6. Por essa e outras razões, ela deve ter como referência central o atendimento da demanda cognitiva das políticas municipais pelas organizações públicas de ensino e pesquisa, em especial aquela associada às atividades de produção e consumo de bens e serviços que atendam às regiões e populações mais pobres; uma das principais dificuldades que ali temos que enfrentar.

7. Esse segmento da população, cujo tamanho e precariedade seguirão aumentando fortemente, deve estar envolvido diretamente com essas atividades de produção e consumo e com as de natureza cognitiva (tecnocientífica) a elas relacionadas e que deverão estar sinergicamente integradas pelo plano de governo.

E fazer com que…

8. O governo municipal, por isso, priorize, sistemática e decididamente, a utilização da capacidade institucional, cognitiva, financeira, cultural, etc. – própria ou mobilizável – para a organização de arranjos econômico-produtivos baseados na propriedade coletiva e na autogestão capacitados para realizar esses dois conjuntos de atividade.

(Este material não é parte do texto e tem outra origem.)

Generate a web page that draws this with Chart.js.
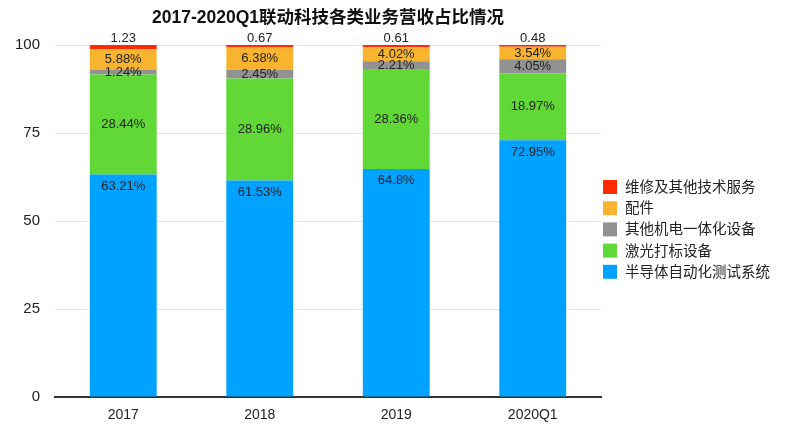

9. A “cesta” de subsídios concedida a esses empreendimentos solidários, que deve ter sua qualidade urgente e participativamente concebida em função das características daqueles bens e serviços, etc., deve ter um valor cuja quantidade deve ser pelo menos equivalente da cesta” destinada à empresa.

10. Um importante critério de priorização das atividades a serem apoiadas deve ser o perfil das compras públicas (18% do PIB-BR orientado para a empresa) além, é claro, do tamanho e natureza do consumo final e produtivo dos envolvidos direta e indiretamente com as redes de economia solidária,

11. Ao contrário do que ocorre nos níveis federal e estadual, onde a política cognitiva se concentra no subsídio às atividades cognitivas realizadas pelas corporações situadas nas organizações públicas de ensino e pesquisa, a alocação do recurso associado ao poder de compra do Estado é o principal vetor de que dispõe o poder público para orientar o desenvolvimento de capacidades cognitivas no território.

12. Por isso, construir capacidade institucional, financeira e política para reorientar o perfil das compras públicas, e zelar para que o ciclo virtuoso estratégico visado pelo Plano seja taticamente viabilizado e defendido, deve ser um compromisso central dos prefeitos e vereadores de esquerda com a comunidade.

13. A geração de um círculo virtuoso ainda mais abrangente – conscientização, mobilização participação e empoderamento – junto ao movimento popular que acumule forças para a construção do cenário popular e democrático do pós-pandemia possui, na Economia e na Tecnociência Solidárias, uma poderosíssima alavanca.